As you know, 539 and 672 events contain source IP info, whereas 644 and 680 events contain source workstation name (netbios) info. The nature of the process causing the endless account lockouts was such that only 644 and 680 events were generated. So we had only a netbios name to work with.

Since this computer name was not in our domain/forest nor in WINS or DDNS (and being a university, we have an open network), this was a dead-end.

We tried analyzing netstat output from the DCs getting the 680 & 644 events to correlate the open sessions at the time of the failures to obtain an IP address. We further eliminated all connections from known domain computers. This gave us no leads which was incredibly mysterious.

We then tried sniffing network traffic at the DCs.

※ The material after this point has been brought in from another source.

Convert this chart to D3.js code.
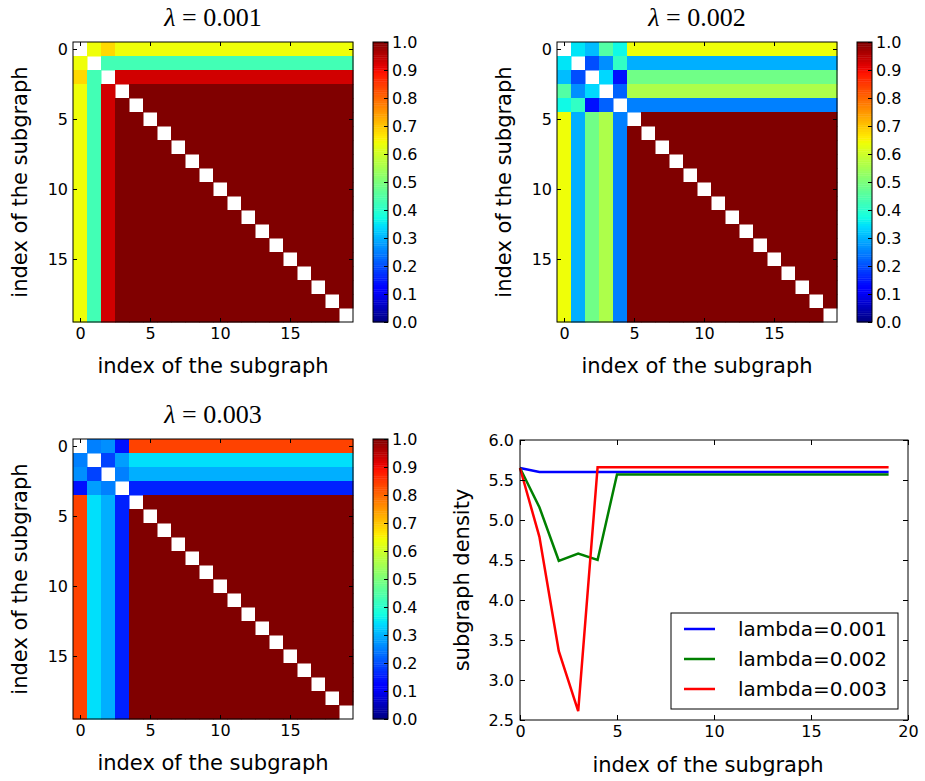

This also gave us no leads which again was very mysterious.

I then stumbled upon a fairly old Microsoft webcast, http://support.microsoft.com/default.aspx?scid=%2Fservicedesks%2Fwebcasts%2Fen%2Fwc022703%2Fwct022703.asp&SD=GN. In that webcast, Microsoft suggests (but doesn’t explain why) that turning on “netlogon logging” would be beneficial in tracking down account lockout events. We tried that, hoping an IP address would be logged there. It wasn’t. But it did help.

Specifically, the netlogon logs told us where the failures were being “chained” from. We discovered that the audit failures were being chained from a member server to a DC to the PDC emulator. Which explained why netstat & sniffing at the DC level failed (along with the fact that secure channel communications between domain computers were obscuring the searchable details in a network sniff like the username). At the member server, we used a network sniff to obtain the IP of the offending computer, and the rest was history.

Turning netlogon logging is done by running the following command:

“nltest /dbflag:2080ffff”

plus a bounce of the netlogon service.

The hex string specifies the verbosity. The value above is full verbosity. According the webcast, this at maximum generates 40MB of log–which is nothing. They recommend turning it on for all DCs which is our current practice.

The log file this generates is located at c:\windows\debug\netlogon.log.


I’d also mention that this resource:
http://www.ultimatewindowssecurity.com/encyclopedia.html

is invaluable. It’s so much more complete than Microsoft security event documentation.